For those not familiar the taotie device, here’s an explanation courtesy Britannica.com:
The taotie characteristically consists of a zoomorphic mask in full face that may be divided, through the nose ridge at the centre, into profile views of two one-legged beasts (gui dragons) confronting each other. A ground pattern of squared spirals, the “thunder pattern” (lei-wen), often serves as a design filler between and around the larger features of the design.
Typical features of the mask include large, protuberant eyes; stylized depictions of eyebrows, horns, nose crest, ears, and two peripheral legs; and a line of a curled upper lip with exposed fangs and no lower jaw. The name taotie (“glutton”), which came into use by the 3rd century bc, was probably inspired by the fact that the monster is usually portrayed as an ever-devouring beast. The function of the taotie motif has been variously interpreted: it may be totemic, protective, or an abstracted, symbolic representation of the forces of nature. The motif was most common during the Shang (18th–12th century bc) and early Zhou (1111–c. 900 bc) dynasties. After the early Zhou period, thetaotie mask motif was supplanted by a monster that was similar but depicted with diminished power and in a more literal manner.
One determined bidder – with the lucky paddle #888 – purchased lot 1125 (above) for a hammer price of $80,000 ($99,750 with the buyer’s premium). The bidder came back a few minutes later and pushed the price on lot 1137 (below) from an estimate of $60,000-80,000 to a hammer price of $550,000 ($663,750 with the buyer’s premium).
And late in the sale, the bidder with paddle #888 purchased lot 1192 (below).
According to the lot notes: “Only one other Qianlong-marked vase of this rare combination of shape and decoration appears to have been published … [and is now] in the collection of the Ashmolean Museum, Oxford, England.”
The remaining lots are from various collections.
According to the lot notes: “Vessels of this unusual addorsed owl form appear to have been made primarily during the Shang dynasty, and are of two different types; those covered all over with dense decoration and those of more austere, simplified design, exemplified by the present magnificent example.”
The second, plain group, which includes the present you, shares the same basic form, but has a smooth surface decorated only with simplified wings and facial details cast in crisp relief creating an elegance of form devoid of unnecessary distractions.
The closest comparable you to the present vessel appears to be one of approximately the same size (25 cm. high) in the Hubei Yingcheng Wenhuaguan which is illustrated in Zhongguo Qingtongqi Quanji – 4 – Shang(4), Beijing, 1998, p. 152, no. 156. Like the present you, the heads of the owls on the Hubei Yingcheng example exhibit unusual ‘eyebrows’ with a combed, hair-like texture. Another unusual feature of the present vessel is the inclusion of the pair of confronted dragons behind the owl heads, rather than the more usual C-shaped horns that appear on most of the other published examples. A smaller (18.5 cm. high), but other otherwise very similar you to the present vessel and the Hubei Yingcheng example, but lacking the ‘eyebrows’, as well as the pair of confronted dragons behind the owl heads, is in the Shanghai Museum and illustrated ibid., no. 157.

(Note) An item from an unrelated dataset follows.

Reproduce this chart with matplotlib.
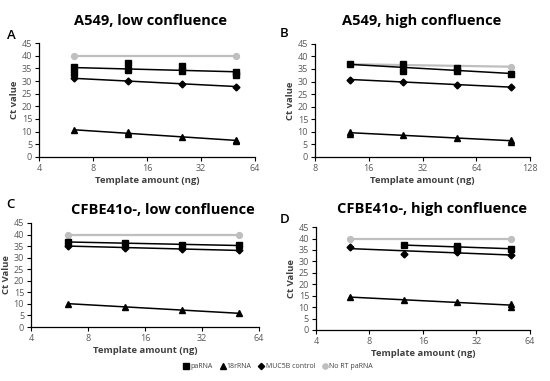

According to the lot notes:
Lavishly decorated bells, such as the present example, were an important component of larger ceremonial functions within Shang and Zhou dynasty ritual culture. Signifiers of wealth and power, bronze bells served as markers of cultural sophistication and erudition. Archaeological excavations have found sets of bells placed within elaborate burial chambers accompanying prominent figures. Sumptuary laws determined the number of bells alotted to the deceased.
Unlike the suspending zhong bells from the tomb of the Marquis Yi of Zeng, nao bells, such as the present bell, would have been mounted on the tubular shank with its mouth open to the player.
Here’s a portion of the lot notes:
[T]he origins of the dou shape can be traced back to shallow ceramic tazza of the Longshan culture in the late Neolithic period. The ceramic form continued to be used throughout the Shang and Zhou periods, but in the Western Zhou period attempts were made to give the modest ceramic form a more ornamental appearance by fashioning it from lacquer over a wood core or casting it in bronze. Early in the Eastern Zhou period the dou shape acquired a lid, and by the sixth century BC it had acquired lug handles on the bowl.